Emails, chats, and notifications should point back to the work. If a message asks a customer for information, the internal team should see whether that information was received, who owns the next step, and what happens if the deadline passes.

5. Review the workflow after real use

Engagement workflows improve after they touch real customers. Review delays, skipped steps, duplicate questions, reopened issues, and unclear ownership. Then update the workflow so the next customer benefits from what the team learned.

Customer engagement software mistakes to avoid

The biggest mistake is treating engagement as more communication. More emails, more popups, more surveys, and more dashboards can make the customer experience worse if the underlying work is still unclear.

Automating before documenting the process

Automation magnifies the process you already have. If the workflow is unclear, automation makes confusion happen faster. Document the process first, then automate the stable parts.

Measuring activity instead of outcomes

Message volume, login counts, and task totals can be useful signals, but they are not the outcome. The outcome is whether the customer reached value, received help, stayed informed, and moved to the next stage without preventable friction.

Letting every team define engagement differently

Sales may define engagement as responsiveness. Support may define it as ticket interaction. Success may define it as product adoption. Operations may define it as completed steps. Customer engagement software should align those definitions into one operating model.

Skipping governance

Governance feels optional until something goes wrong. Decide who can edit workflows, who can approve high-risk steps, which data is sensitive, and which customer actions need a record. Those rules protect both the customer and the team.

FAQs

What is customer engagement software?

Customer engagement software coordinates customer interactions across onboarding, support, success, renewals, and feedback. It helps teams capture customer signals, assign follow-up work, automate repeatable steps, and keep a clear record of what happened.

What is the difference between CRM and customer engagement software?
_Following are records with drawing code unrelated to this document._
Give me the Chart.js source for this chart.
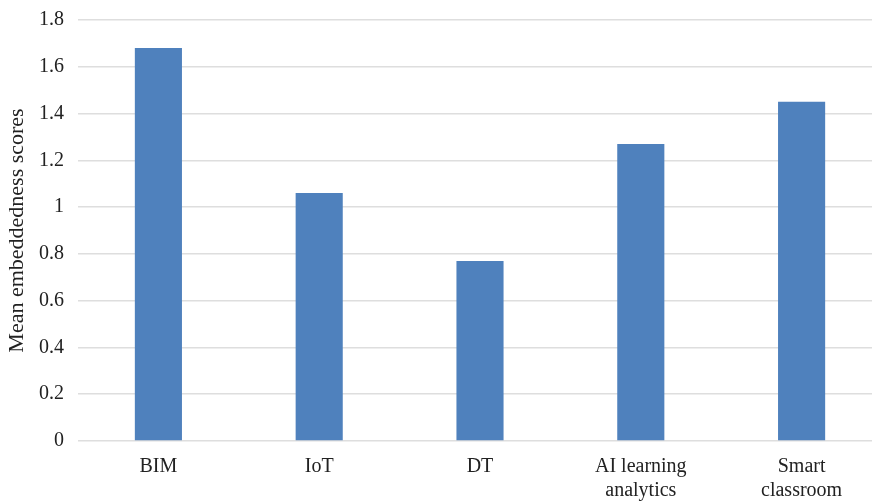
<!DOCTYPE html>
<html>
<head>
<meta charset="utf-8">
<script src="https://cdn.jsdelivr.net/npm/chart.js@4/dist/chart.umd.min.js"></script>
<style>
  html, body { margin: 0; padding: 0; background: #fff; overflow: hidden; }
  canvas { display: block; margin-top: -6px; }
</style>
</head>
<body>
<canvas id="scoreChart" width="882" height="509"></canvas>
<script>
// Technologies and their mean embeddedness scores
const technologies = ["BIM", "IoT", "DT", ["AI learning", "analytics"], ["Smart", "classroom"]];
const meanScores = [1.68, 1.06, 0.77, 1.27, 1.45];
const yTicks = [0, 0.2, 0.4, 0.6, 0.8, 1, 1.2, 1.4, 1.6, 1.8];

const serif = "'Liberation Serif', 'Times New Roman', serif";

function createChart() {
  const ctx = document.getElementById("scoreChart").getContext("2d");
  new Chart(ctx, {
    type: "bar",
    data: {
      labels: technologies,
      datasets: [
        {
          label: "Mean embeddedness scores",
          data: meanScores,
          backgroundColor: "#4f81bd",
          barPercentage: 0.293,
          categoryPercentage: 1,
        },
      ],
    },
    options: {
      responsive: false,
      animation: false,
      devicePixelRatio: 1,
      layout: {
        padding: { top: 3, right: 0, left: 0, bottom: 0 },
      },
      plugins: {
        legend: { display: false },
        tooltip: { enabled: false },
      },
      scales: {
        x: {
          afterFit: (axis) => {
            axis.height = 62;
          },
          grid: { display: false, drawTicks: false },
          border: { display: false },
          ticks: {
            color: "#222",
            font: { family: serif, size: 20, lineHeight: 1.2 },
            padding: 14,
            maxRotation: 0,
          },
        },
        y: {
          min: 0,
          max: 1.8,
          afterBuildTicks: (axis) => {
            axis.ticks = yTicks.map((v) => ({ value: v }));
          },
          afterFit: (axis) => {
            axis.width = 78;
          },
          grid: {
            color: "#dedede",
            lineWidth: 1.5,
            drawTicks: false,
          },
          border: { display: false },
          ticks: {
            color: "#222",
            font: { family: serif, size: 20 },
            padding: 14,
            callback: (v) => String(Math.round(v * 10) / 10),
          },
          title: {
            display: true,
            text: "Mean embeddedness scores",
            color: "#222",
            font: { family: serif, size: 22 },
            padding: { top: 4, bottom: 8 },
          },
        },
      },
    },
  });
}

createChart();
</script>
</body>
</html>
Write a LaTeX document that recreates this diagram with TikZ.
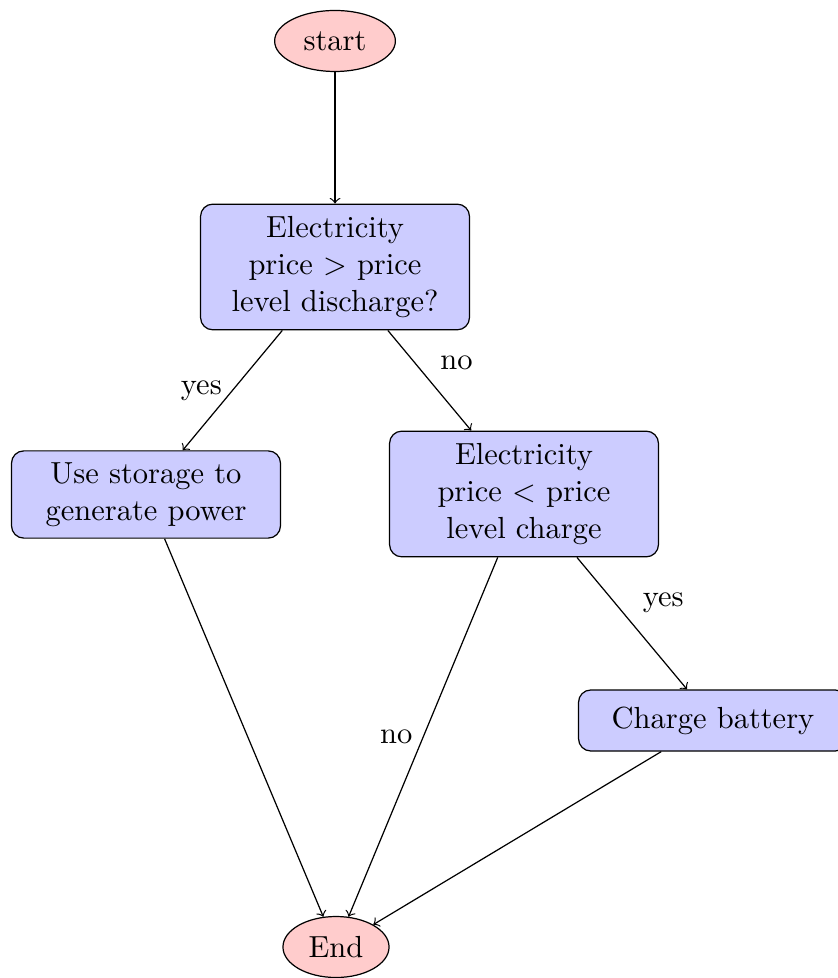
\documentclass[tikz,border=0pt]{standalone}
\usetikzlibrary{shapes.geometric}
\begin{document}
\begin{tikzpicture}[x=0.32787pt, y=-0.32787pt,
  cloud/.style={draw, ellipse, fill=red!20, minimum height=2em},
  block/.style={draw, rectangle, fill=blue!20, rounded corners,
    text width=81.5pt, align=center, minimum height=2em},
  tall/.style={minimum height=41.2pt},
  mid/.style={minimum height=28.6pt},
  line/.style={draw, ->}]
\useasboundingbox (0,0) rectangle (838,978);
% nodes
\node[cloud, minimum width=39.6pt] (start) at (335,41) {start};
\node[block, tall] (discharge) at (335,267) {Electricity\\ price $>$ price\\ level discharge?};
\node[block, mid] (use) at (146,494.5) {Use storage to\\ generate power};
\node[block, tall] (chargeq) at (524,494) {Electricity\\ price $<$ price\\ level charge};
\node[block] (battery) at (713,720.5) {Charge battery};
\node[cloud] (end) at (336,947) {End};
% connectors
\path[line] (start) -- (discharge);
\path[line] (discharge) -- node[midway, left] {yes} (use);
\path[line] (discharge) -- node[midway, above right] {no} (chargeq);
\path[line] (use) -- (end);
\path[line] (chargeq) -- node[midway, left] {no} (end);
\path[line] (chargeq) -- node[midway, above right] {yes} (battery);
\path[line] (battery) -- (end);
\end{tikzpicture}
\end{document}
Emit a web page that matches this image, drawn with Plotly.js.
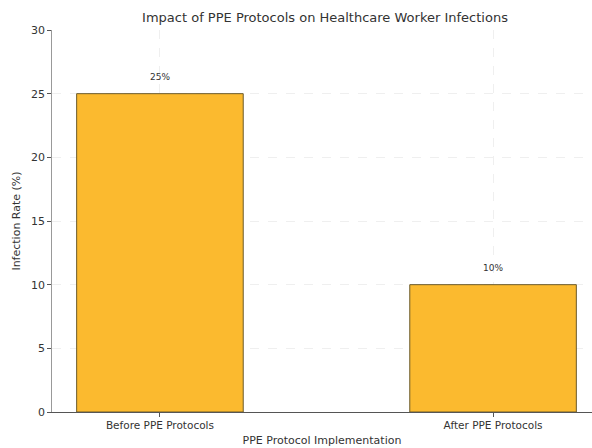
<!DOCTYPE html>
<html>
<head>
<meta charset="utf-8">
<script src="https://cdn.plot.ly/plotly-3.0.1.min.js"></script>
<style>html,body{margin:0;padding:0;background:#fff;}#chart{width:592px;height:448px;}</style>
</head>
<body>
<div id="chart"></div>
<script>
// Infection rates before and after PPE protocol rollout
const categories = ["Before PPE Protocols", "After PPE Protocols"];
const infectionRates = [25, 10];
const valueLabels = infectionRates.map(v => v + "%");
const yTicks = [0, 5, 10, 15, 20, 25, 30];

const font = "DejaVu Sans, sans-serif";

const trace = {
  type: "bar",
  x: [0, 1],
  y: infectionRates,
  width: 0.5,
  marker: { color: "#FBBA2F", line: { color: "#6b5a2a", width: 1 } },
  hoverinfo: "skip"
};

const annotations = infectionRates.map((v, i) => ({
  x: i, y: v, xref: "x", yref: "y",
  text: valueLabels[i], showarrow: false,
  yshift: 17, font: { family: font, size: 9, color: "#333" }
}));

const layout = {
  width: 592, height: 448,
  margin: { l: 52, r: 0, t: 30, b: 36 },
  paper_bgcolor: "#fff", plot_bgcolor: "#fff",
  showlegend: false,
  title: {
    text: "Impact of PPE Protocols on Healthcare Worker Infections",
    font: { family: font, size: 13, color: "#333" },
    x: 0.549, xanchor: "center", y: 0.96, yanchor: "middle"
  },
  xaxis: {
    range: [-0.324, 1.297],
    tickvals: [0, 1], ticktext: categories,
    tickfont: { family: font, size: 10.5, color: "#333" },
    ticks: "outside", ticklen: 3.5, tickcolor: "#555",
    showline: true, linecolor: "#555", linewidth: 1,
    showgrid: true, gridcolor: "#efefef", griddash: "dash", gridwidth: 1,
    zeroline: false,
    title: { text: "PPE Protocol Implementation", standoff: 6,
             font: { family: font, size: 11, color: "#333" } }
  },
  yaxis: {
    range: [0, 30],
    tickvals: yTicks,
    tickfont: { family: font, size: 11, color: "#333" },
    ticks: "outside", ticklen: 3.5, tickcolor: "#555",
    showline: true, linecolor: "#999", linewidth: 1.2,
    showgrid: true, gridcolor: "#efefef", griddash: "dash", gridwidth: 1,
    zeroline: false,
    title: { text: "Infection Rate (%)", standoff: 8,
             font: { family: font, size: 11, color: "#333" } }
  },
  annotations: annotations
};

Plotly.newPlot("chart", [trace], layout, { staticPlot: true, displayModeBar: false });
</script>
</body>
</html>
A CRM usually stores account, contact, deal, and relationship data. Customer engagement software focuses on the interactions and workflows that happen around those records, such as onboarding, support escalation, feedback response, and renewal readiness.

Who uses customer engagement software?

Customer success, support, onboarding, operations, sales, marketing, and compliance teams can all use customer engagement software. The common thread is recurring customer work that needs clear ownership, timely follow-up, and a shared record.

What features should customer engagement software include?

Look for customer timelines, workflow automation, segmentation, triggers, task ownership, escalation rules, integrations, reporting, access controls, and audit history. The best feature set depends on whether your biggest problem is communication, workflow execution, data quality, or governance.

Can Process Street be used as customer engagement software?

Yes. Process Street can support customer engagement software needs when the core problem is recurring customer work that must be completed consistently. Teams can build onboarding workflows, customer health reviews, support escalations, renewal prep, approvals, reminders, and audit-ready records.

How do you implement customer engagement software?

Start by mapping the customer moments that create risk or value. Choose one workflow, define the trigger, assign owners, add required fields and approvals, connect the systems involved, test with real scenarios, and review performance after customers move through it.